The future is notoriously difficult to predict and has a way of making almost all predictions wrong, so a lot of financial commentary tends to only give the illusion of talking about it by pinning their commentary to recent stuff. I do that a lot myself. Things like, “oh unemployment claims were down this week and have been trending down for a few months and, given some speculative other metrics, may continue to trend down.” I could be totally wrong though! It’s all just a guess - even if it’s informed.
Because the future has a way of making a fool out of all of us, predictions are usually vague. That way, when the future does happen, it’s harder to call out the vague predictions for being wrong.
The thing is though, there are a lot of useful tools we can use to paint plausible scenarios for the future that could be really informative. And, if we keep our ego in check and recognize that we will inevitably be wrong, these scenario forecasts can still help guide our decision making in the present toward better outcomes.

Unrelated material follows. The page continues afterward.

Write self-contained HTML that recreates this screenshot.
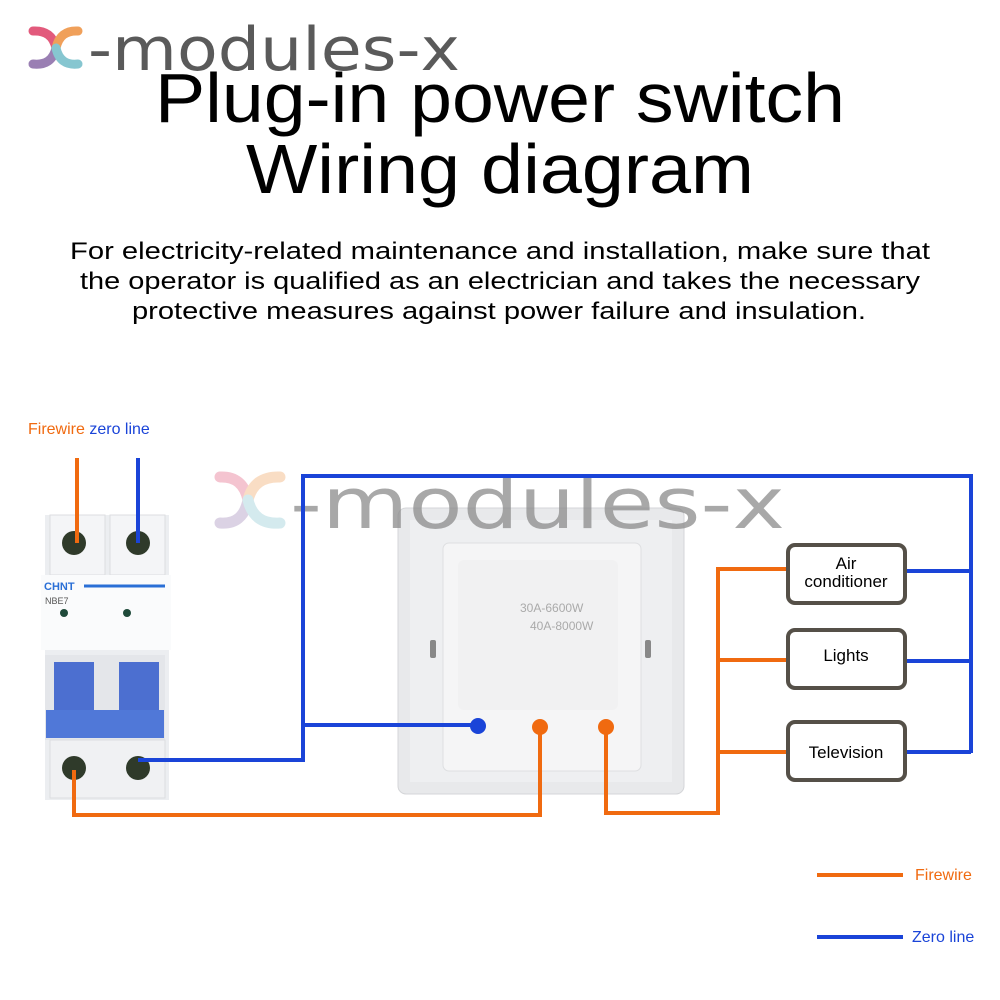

So, be on the lookout for more forward-looking metrics. I think having more tangible numbers will be, at the minimum, much more interesting than vague language about what might or might not happen going forward.
Hi Luke! Scenarios is a good idea especially if one can judge their plausibility correctly. One thing, good financial commentary does (again like you said it is an info about something that already happened but informative nonetheless) is letting you know if a future expectation is already priced in the markets or not.
For exemple, Brexit happening the way it happened was already priced in European markets before it actually happened and without any surprise developments the markets didn't get effected as much at the beginning of the year when Brits finally exit the EU (even though all customs struggles, delay and costs of the Brexit started hitting after that point). So I guess good financial commentary talks about the future scenarios and tells you which one of them is already priced in (if any).